WHAT IS BEING ASKED
Return the number of lines that contain the word "this", and return nothing else.

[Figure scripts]
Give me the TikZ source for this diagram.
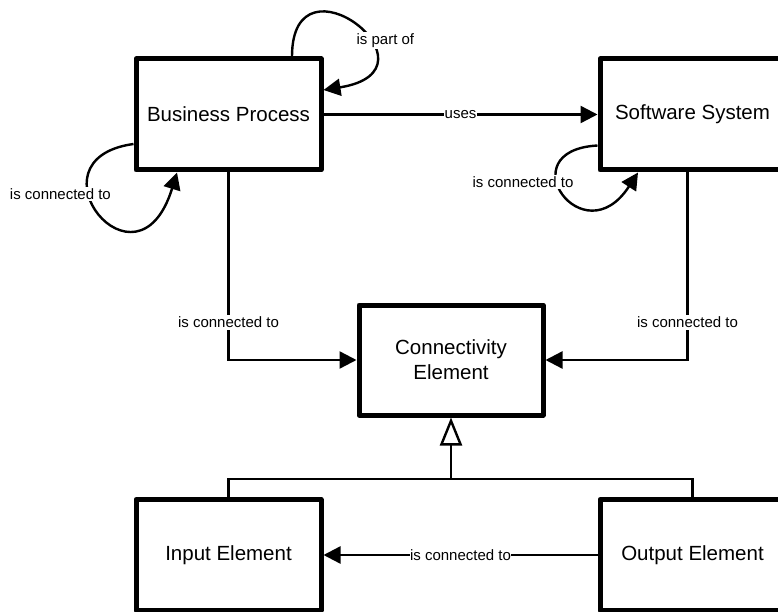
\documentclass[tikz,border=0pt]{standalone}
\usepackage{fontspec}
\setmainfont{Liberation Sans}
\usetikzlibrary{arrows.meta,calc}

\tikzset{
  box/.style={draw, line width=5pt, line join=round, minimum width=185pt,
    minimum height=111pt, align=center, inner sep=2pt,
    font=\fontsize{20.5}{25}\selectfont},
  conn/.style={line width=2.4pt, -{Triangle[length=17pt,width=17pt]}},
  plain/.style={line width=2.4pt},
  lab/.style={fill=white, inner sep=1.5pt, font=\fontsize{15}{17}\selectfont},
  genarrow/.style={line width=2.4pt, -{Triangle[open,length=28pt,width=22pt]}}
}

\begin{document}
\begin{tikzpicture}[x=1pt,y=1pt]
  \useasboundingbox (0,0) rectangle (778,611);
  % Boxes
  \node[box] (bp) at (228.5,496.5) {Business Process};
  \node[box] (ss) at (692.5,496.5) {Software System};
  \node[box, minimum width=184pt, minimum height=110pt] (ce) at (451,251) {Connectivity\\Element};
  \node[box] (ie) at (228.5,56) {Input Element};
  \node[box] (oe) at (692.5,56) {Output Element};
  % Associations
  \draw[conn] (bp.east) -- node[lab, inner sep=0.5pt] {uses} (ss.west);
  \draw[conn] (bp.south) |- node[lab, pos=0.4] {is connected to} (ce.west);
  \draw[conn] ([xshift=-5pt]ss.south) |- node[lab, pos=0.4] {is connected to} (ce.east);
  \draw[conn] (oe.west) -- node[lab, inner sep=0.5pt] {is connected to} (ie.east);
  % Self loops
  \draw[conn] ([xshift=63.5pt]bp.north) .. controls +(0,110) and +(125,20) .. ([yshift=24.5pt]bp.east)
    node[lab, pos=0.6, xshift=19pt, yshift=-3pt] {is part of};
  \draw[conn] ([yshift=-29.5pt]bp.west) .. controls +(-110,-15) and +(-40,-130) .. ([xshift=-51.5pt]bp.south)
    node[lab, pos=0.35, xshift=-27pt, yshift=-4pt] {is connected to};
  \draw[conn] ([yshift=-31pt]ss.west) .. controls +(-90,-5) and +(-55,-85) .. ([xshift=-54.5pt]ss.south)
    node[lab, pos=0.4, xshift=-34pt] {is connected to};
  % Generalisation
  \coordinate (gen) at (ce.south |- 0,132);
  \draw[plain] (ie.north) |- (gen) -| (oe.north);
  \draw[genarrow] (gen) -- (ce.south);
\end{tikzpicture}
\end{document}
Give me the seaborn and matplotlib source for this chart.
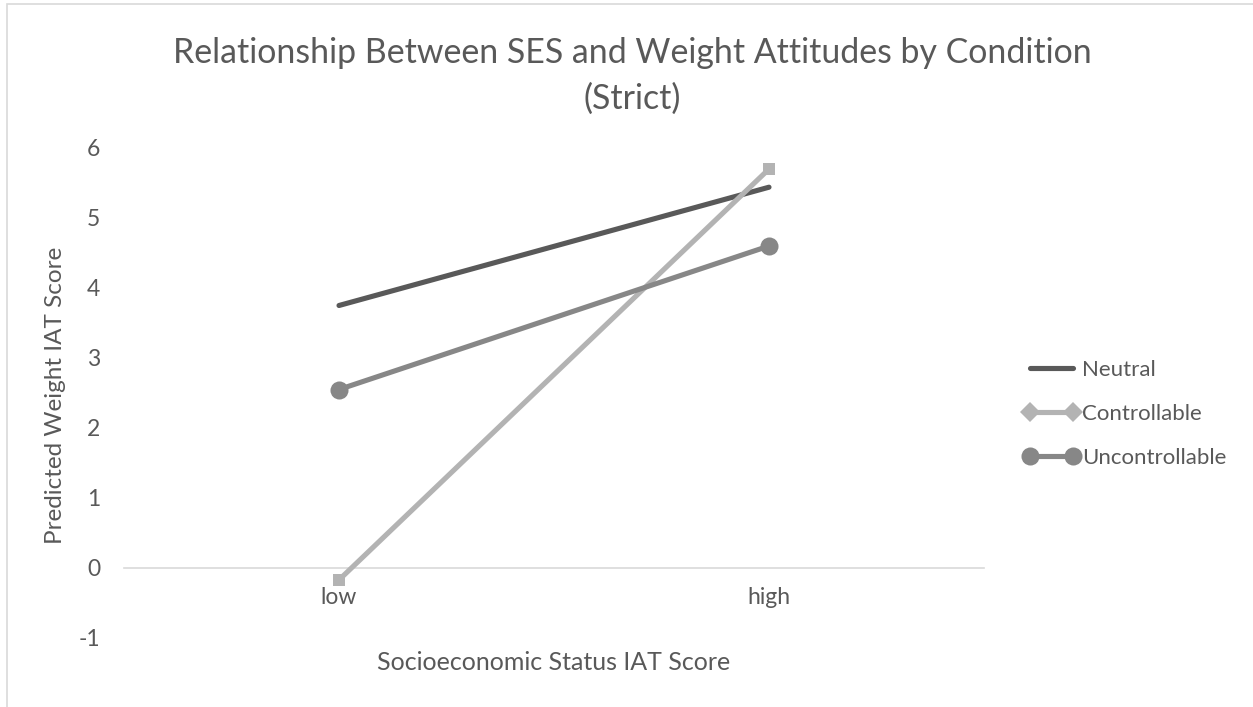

RESPONSE
2